It is difficult indeed not to yield to the temptation to draw an analogy between the allegory of the ring and the unbridled financial system of the 21st century and even harder to do so when the former possesses the same two main attributes. As a formidable magnetic field attracting both wealth and the best graduates from top universities, finance exerts an undeniable force of attraction. Yet at the same it also constitutes a strong destructive force, as the financial crisis will attest to. But to perfect our comparison between J.R.R. Tolkien’s ring and ‘casino finance’, we also need to find our Gollum, capable of embodying the role of the ring’s devoted servant.


Addicted to Speculation

There is no need to search too far while Deutsche Bank, active in Belgium since the early 90s, seems predestined for the role. Just as Gollum obsessively worships his precious ring, the German banking monster is passDeutsionately devoted to the cult of ‘casino finance’. And sometimes, to extremes: between 2007 and 2012, Deutsche Bank didn’t hesitate to get rich betting on early deaths! Two studies from the Centre for European Policy Studies (CEPS) rank Deutsche Bank (in the company of BNP Paribas, Société Générale, HSBC, Barclays, Nordea, RBS and WestLB) among the most speculative of European banks. What is clearly apparent from the analysis of its balance sheets is the proportion of loans to individuals and to businesses represents a scant 17% of its assets. The rest is devoted to its market activities (buying and selling short-term financial products).

However, our analogy does not stop at the simple evocation of an obsessive adoration. If the power of the ring pushes Gollum to commit crimes, that of unbridled finance incites Deutsche Bank to other transgressions. A number? The premier German bank possesses 657 subsidiaries located in tax havens (outside of the European Union). Its strong presence in these secret jurisdictions allows it to fix its books, to circumvent the rules of fiscal prudence and to avoid paying tax. The avalanche of legal proceedings currently involving Deutsche Bank is the most scathing proof.

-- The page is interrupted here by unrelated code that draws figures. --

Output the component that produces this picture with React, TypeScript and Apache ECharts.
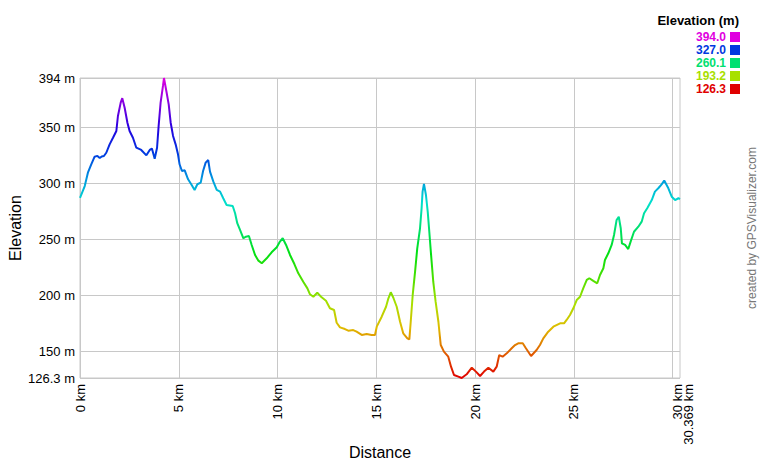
import React, { useEffect, useRef } from "react";
import * as echarts from "echarts";

const distanceKm: number[] = [
  0.0, 0.24, 0.4, 0.57, 0.74, 0.88, 1.0, 1.1, 1.21, 1.33, 1.5, 1.67, 1.84, 1.92, 2.06, 2.14, 2.26, 2.4,
  2.51, 2.68, 2.85, 3.1, 3.36, 3.53, 3.64, 3.78, 3.9, 3.98, 4.08, 4.2, 4.25, 4.37, 4.49, 4.59, 4.71,
  4.84, 4.96, 5.04, 5.16, 5.3, 5.47, 5.63, 5.8, 5.94, 6.11, 6.23, 6.36, 6.49, 6.58, 6.75, 6.92, 7.09,
  7.25, 7.42, 7.73, 7.85, 7.96, 8.1, 8.27, 8.4, 8.55, 8.69, 8.86, 9.03, 9.2, 9.45, 9.7, 9.96, 10.12,
  10.26, 10.43, 10.63, 10.85, 11.05, 11.3, 11.51, 11.64, 11.81, 12.01, 12.23, 12.45, 12.65, 12.86,
  12.99, 13.16, 13.41, 13.58, 13.83, 14.0, 14.26, 14.51, 14.76, 14.93, 15.02, 15.27, 15.49, 15.61,
  15.73, 15.86, 16.03, 16.2, 16.36, 16.57, 16.67, 16.74, 16.84, 16.96, 17.07, 17.21, 17.29, 17.34,
  17.41, 17.51, 17.6, 17.68, 17.77, 17.88, 18.0, 18.14, 18.26, 18.42, 18.64, 18.78, 18.93, 19.15,
  19.32, 19.57, 19.83, 20.04, 20.25, 20.45, 20.67, 20.92, 21.09, 21.22, 21.39, 21.6, 21.85, 22.02,
  22.18, 22.41, 22.57, 22.83, 23.11, 23.28, 23.45, 23.7, 23.96, 24.3, 24.5, 24.63, 24.8, 24.97, 25.14,
  25.31, 25.47, 25.65, 25.78, 25.98, 26.18, 26.32, 26.49, 26.57, 26.74, 26.91, 27.03, 27.16, 27.27,
  27.37, 27.43, 27.59, 27.75, 27.87, 28.04, 28.26, 28.43, 28.55, 28.71, 28.94, 29.1, 29.27, 29.44,
  29.57, 29.78, 29.95, 30.12, 30.29, 30.369,
];

const elevationM: number[] = [
  287, 297.6, 309.5, 317, 323.8, 324.5, 322.6, 324, 324.4, 327.3, 334.8, 340.7, 346.7, 360.1, 372, 376,
  367.5, 354.1, 346.7, 340.7, 331.8, 329.8, 325, 329.8, 331, 322, 331.8, 351.2, 372, 386.9, 394, 382.4,
  370.5, 354.1, 342.3, 334.8, 325.9, 317, 311, 311.6, 303.6, 299.2, 294.1, 299.2, 300.6, 311, 318.5,
  320.8, 310.4, 301.5, 294.1, 292.6, 286.7, 280.7, 279.8, 273.3, 264.4, 258.4, 251, 252.4, 253, 245,
  236.1, 231, 228.7, 233.1, 238.5, 243, 248, 251, 245, 236.1, 228, 219.7, 212.2, 206.3, 201, 198.8,
  202.4, 198.3, 195.3, 188.5, 187, 175.6, 171.5, 170, 168.5, 169.1, 167.6, 164.7, 165.6, 164.7, 164.7,
  172.1, 181, 189.9, 197.4, 202.8, 197.9, 189.9, 176.5, 166.2, 161.7, 160.8, 176.5, 200.4, 221.2, 242,
  259.9, 277.7, 292.6, 299.5, 289.6, 274.7, 256.8, 236.1, 212.2, 194.4, 176.5, 155.7, 149.8, 145.3,
  136.4, 129, 127.5, 126.3, 129.6, 135.5, 132, 128.1, 132, 135.5, 132, 136.4, 146.8, 145.3, 148.3,
  152.8, 155.7, 157.3, 157.3, 152.8, 145.9, 151.3, 155.7, 161.7, 167.6, 172.1, 175.1, 175.1, 178.1,
  182.5, 188.5, 195.9, 198.8, 206.3, 213.8, 215.3, 212.9, 210.8, 218.2, 224.2, 231.6, 237.6, 245,
  253.9, 267.3, 270.2, 259.9, 246.5, 245, 241.4, 248, 256.8, 261.3, 265.8, 273.3, 277.7, 285.1, 292.6,
  295.6, 299.1, 302.5, 295.6, 288.1, 285.1, 286.7, 286,
];

const yTicks: number[] = [126.3, 150, 200, 250, 300, 350, 394];
const xTicks: number[] = [0, 5, 10, 15, 20, 25, 30];
const xEndTick: number[] = [30.369];
const legendValues: string[] = ["394.0", "327.0", "260.1", "193.2", "126.3"];
const legendColors: string[] = ["#e000e0", "#0038e0", "#00e070", "#a8e000", "#e00000"];
const hueStops: string[] = [
  "#e00000", "#e05d00", "#e0bb00", "#a8e000", "#4be000", "#00e013", "#00e070",
  "#00e0cd", "#0095e0", "#0038e0", "#2500e0", "#8300e0", "#e000e0",
];

const FONT = "'Liberation Sans', Arial, sans-serif";

export default function App() {
  const ref = useRef<HTMLDivElement>(null);
  useEffect(() => {
    document.body.style.margin = "0";
    if (!ref.current) return;
    const chart = echarts.init(ref.current, null, { renderer: "svg" });
    const data = distanceKm.map((d, i) => [d, elevationM[i]]);
    const legendGraphics: any[] = [
      {
        type: "text",
        x: 739,
        y: 20,
        style: {
          text: "Elevation (m)",
          font: `bold 13px ${FONT}`,
          fill: "#000",
          align: "right",
          verticalAlign: "middle",
        },
      },
    ];
    legendValues.forEach((v, i) => {
      const y = 37 + i * 13;
      legendGraphics.push({
        type: "text",
        x: 726,
        y,
        style: {
          text: v,
          font: `bold 12px ${FONT}`,
          fill: legendColors[i],
          align: "right",
          verticalAlign: "middle",
        },
      });
      legendGraphics.push({
        type: "rect",
        shape: { x: 730, y: y - 5, width: 10, height: 10 },
        style: { fill: legendColors[i] },
      });
    });
    legendGraphics.push({
      type: "text",
      x: 752,
      y: 228,
      rotation: Math.PI / 2,
      style: {
        text: "created by GPSVisualizer.com",
        font: `12px ${FONT}`,
        fill: "#777",
        align: "center",
        verticalAlign: "middle",
      },
    });

    const labelStyle = {
      rotate: 90,
      margin: 6,
      fontFamily: FONT,
      fontSize: 13,
      color: "#000",
    };

    chart.setOption({
      animation: false,
      backgroundColor: "#fff",
      grid: {
        left: 80,
        right: 80,
        top: 78,
        bottom: 82,
        show: true,
        borderColor: "#c8c8c8",
        borderWidth: 1,
        containLabel: false,
        outerBoundsMode: "none",
      },
      visualMap: {
        type: "continuous",
        show: false,
        seriesIndex: 0,
        dimension: 1,
        min: 126.3,
        max: 394,
        inRange: { color: hueStops },
      },
      xAxis: [
        {
          type: "value",
          min: 0,
          max: 30.369,
          name: "Distance",
          nameLocation: "middle",
          nameGap: 66,
          nameMoveOverlap: false,
          nameTextStyle: { fontFamily: FONT, fontSize: 16, color: "#000" },
          axisLine: { show: false },
          axisTick: { show: false, customValues: xTicks },
          axisLabel: {
            ...labelStyle,
            customValues: xTicks,
            formatter: (v: number) => (v === 30 ? `{end|${v} km}` : `${v} km`),
            rich: {
              end: { fontFamily: FONT, fontSize: 13, color: "#000", padding: [9, 0, 0, 0] },
            },
          },
          splitLine: { show: true, lineStyle: { color: "#c8c8c8", width: 1 } },
        },
        {
          type: "value",
          position: "bottom",
          min: 0,
          max: 30.369,
          axisLine: { show: false },
          axisTick: { show: false, customValues: xEndTick },
          axisLabel: {
            ...labelStyle,
            customValues: xEndTick,
            formatter: (v: number) => `{end|${v} km}`,
            rich: {
              end: { fontFamily: FONT, fontSize: 13, color: "#000", padding: [16, 0, 0, 0] },
            },
          },
          splitLine: { show: false },
        },
      ],
      yAxis: {
        type: "value",
        min: 126.3,
        max: 394,
        name: "Elevation",
        nameLocation: "middle",
        nameGap: 57,
        nameMoveOverlap: false,
        nameTextStyle: { fontFamily: FONT, fontSize: 16, color: "#000" },
        axisLine: { show: false },
        axisTick: { show: false, customValues: yTicks },
        axisLabel: {
          customValues: yTicks,
          margin: 5,
          fontFamily: FONT,
          fontSize: 13,
          color: "#000",
          formatter: (v: number) => `${v} m`,
        },
        splitLine: { show: true, lineStyle: { color: "#c8c8c8", width: 1 } },
      },
      graphic: legendGraphics,
      series: [
        {
          type: "line",
          xAxisIndex: 0,
          data,
          showSymbol: false,
          symbol: "none",
          lineStyle: { width: 2 },
        },
      ],
    });
    return () => chart.dispose();
  }, []);
  return <div ref={ref} style={{ width: 760, height: 460 }} />;
}
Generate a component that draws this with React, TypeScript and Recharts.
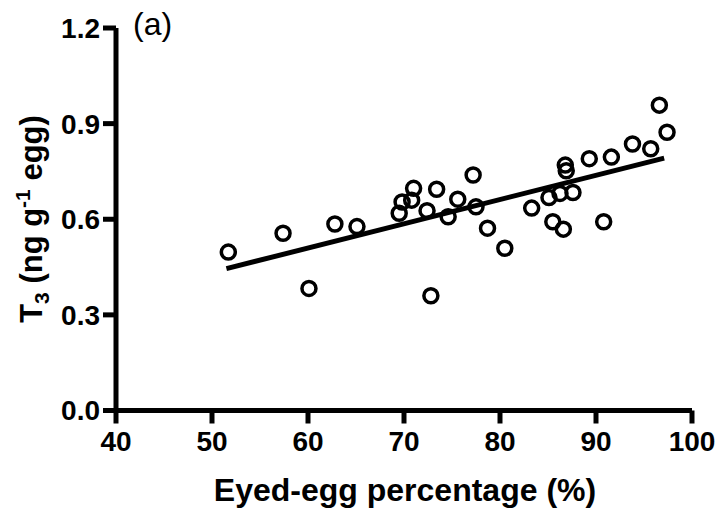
import React from 'react';
import { ScatterChart, Scatter, XAxis, YAxis, ReferenceLine } from 'recharts';

const eyedEggPct = [51.7, 57.4, 60.1, 62.8, 65.1, 69.5, 69.8, 70.8, 71.0, 72.4, 72.8, 73.4, 74.6, 75.6, 77.2, 77.5, 78.7, 80.5, 83.3, 85.1, 85.5, 86.25, 86.6, 86.8, 86.9, 87.6, 89.3, 90.8, 91.6, 93.8, 95.7, 96.6, 97.4];
const t3Values = [0.497, 0.556, 0.383, 0.585, 0.577, 0.619, 0.654, 0.660, 0.697, 0.627, 0.360, 0.694, 0.608, 0.663, 0.739, 0.639, 0.572, 0.509, 0.635, 0.668, 0.592, 0.681, 0.569, 0.770, 0.752, 0.684, 0.790, 0.592, 0.795, 0.836, 0.821, 0.958, 0.873];
const fitLine = [{ x: 51.5, y: 0.445 }, { x: 97.1, y: 0.792 }];
const xTicks = [40, 50, 60, 70, 80, 90, 100];
const yTicks = [0, 0.3, 0.6, 0.9, 1.2];

const points = eyedEggPct.map((x, i) => ({ x, y: t3Values[i] }));

const FONT = "'Liberation Sans', Arial, Helvetica, sans-serif";

const RingShape = (props: any) => {
  const { cx, cy } = props;
  if (cx == null || cy == null) return null;
  return <circle cx={cx} cy={cy} r={7} fill="none" stroke="#000" strokeWidth={3.5} />;
};

export default function App() {
  return (
    <div style={{ position: 'absolute', left: 0, top: 0, width: 718, height: 510, background: '#fff' }}>
      <ScatterChart width={718} height={510} margin={{ top: 28, right: 26, left: 0, bottom: 39.5 }}>
        <XAxis
          type="number"
          dataKey="x"
          domain={[40, 100]}
          ticks={xTicks}
          height={60}
          tickSize={13}
          tickMargin={8}
          axisLine={{ stroke: '#000', strokeWidth: 5 }}
          tickLine={{ stroke: '#000', strokeWidth: 5 }}
          tick={{ fill: '#000', fontSize: 28, fontWeight: 700, fontFamily: FONT }}
          allowDataOverflow
        />
        <YAxis
          type="number"
          dataKey="y"
          domain={[0, 1.2]}
          ticks={yTicks}
          width={116}
          tickSize={13}
          tickMargin={3}
          tickFormatter={(v: number) => v.toFixed(1)}
          axisLine={{ stroke: '#000', strokeWidth: 5 }}
          tickLine={{ stroke: '#000', strokeWidth: 5 }}
          tick={{ fill: '#000', fontSize: 28, fontWeight: 700, fontFamily: FONT }}
          allowDataOverflow
        />
        <ReferenceLine segment={fitLine} stroke="#000" strokeWidth={5} ifOverflow="visible" />
        <Scatter data={points} shape={RingShape} isAnimationActive={false} />
        <text x={405} y={501} textAnchor="middle" fontFamily={FONT} fontWeight={700} fontSize={32} fill="#000">
          Eyed-egg percentage (%)
        </text>
        <text transform="translate(42,219) rotate(-90)" textAnchor="middle" fontFamily={FONT} fontWeight={700} fontSize={31} fill="#000">
          T<tspan fontSize={21} dy={7}>3</tspan>
          <tspan dy={-7}> (ng g</tspan>
          <tspan fontSize={21} dy={-12}>-1</tspan>
          <tspan dy={12}> egg)</tspan>
        </text>
        <text x={133} y={35} fontFamily={FONT} fontSize={32} fill="#000">
          (a)
        </text>
      </ScatterChart>
    </div>
  );
}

On the 12th of December last, a German court raided the offices of the bank in Frankfurt, under investigation on suspicion of massive tax evasion through the exchange of carbon dioxide (CO2) emission permits. Its co-president, Jürgen Fitschen, is directly implicated in this scandal. A few days previously, the British financial daily the Financial Times had revealed that three ex-Deutsche Bank employees had filed a complaint with the American financial authorities accusing the bank of concealing more than $12 billion USD (9.2 billion euros) of unrealised losses during the financial crisis. More precisely, they have accused the bank of deliberately undervaluing a derivative product known as ‘leveraged super senior trades’. This is not the only judicial inquiry that Deutsche Bank is facing in the United States. The noted German investigative magazine Der Spiegel recently highlighted that the bank is currently the subject of litigation in the US for abusive expropriations as well as for fraudulent advice. The reputation of Deutsche Bank is so tarnished in Uncle Sam’s country that it could soon be known as the Goldman Sachs of Frankfurt. Finally, the bank is currently the subject of investigation by the German supervisory authority for its involvement in the Libor interest rate-rigging scandal (London Interbank Offered Rate).

Tolkien’s Gollum and Deutsche Bank share a final point in common: their quest for absolute power – be it magic or financial – consumes them both progressively. Greed has pushed the German bank to take more and more risks: to the extent of endangering its very own existence. It should be remembered barring the $11.8 billion dollars obtained from the American authorities through the rescue of AIG in 2008, Deutsche Bank would also share Gollum’s undead traits!


My Precious, Precious (Belgian) Saviour/Saver

But why share this diatribe against the premier German bank with you today? Because the release of the film the Hobbit coincided with the launch of an intensive publicity campaign from Deutsche Bank in Belgium. Its objective is clear: to capture as much treasure in the form of the excess savings of Belgian citizens. This is a very cheap source of financing that the bank means to use to finance essentially speculative ends. Adopting the slogan ‘advice should pay’, Deutsche Bank has shown rare cynicism even for saving consultants: it is of course the bank that will profit from their advice. Like the hobbit, I would strongly advise you to resist the lure of Gollum in modern times.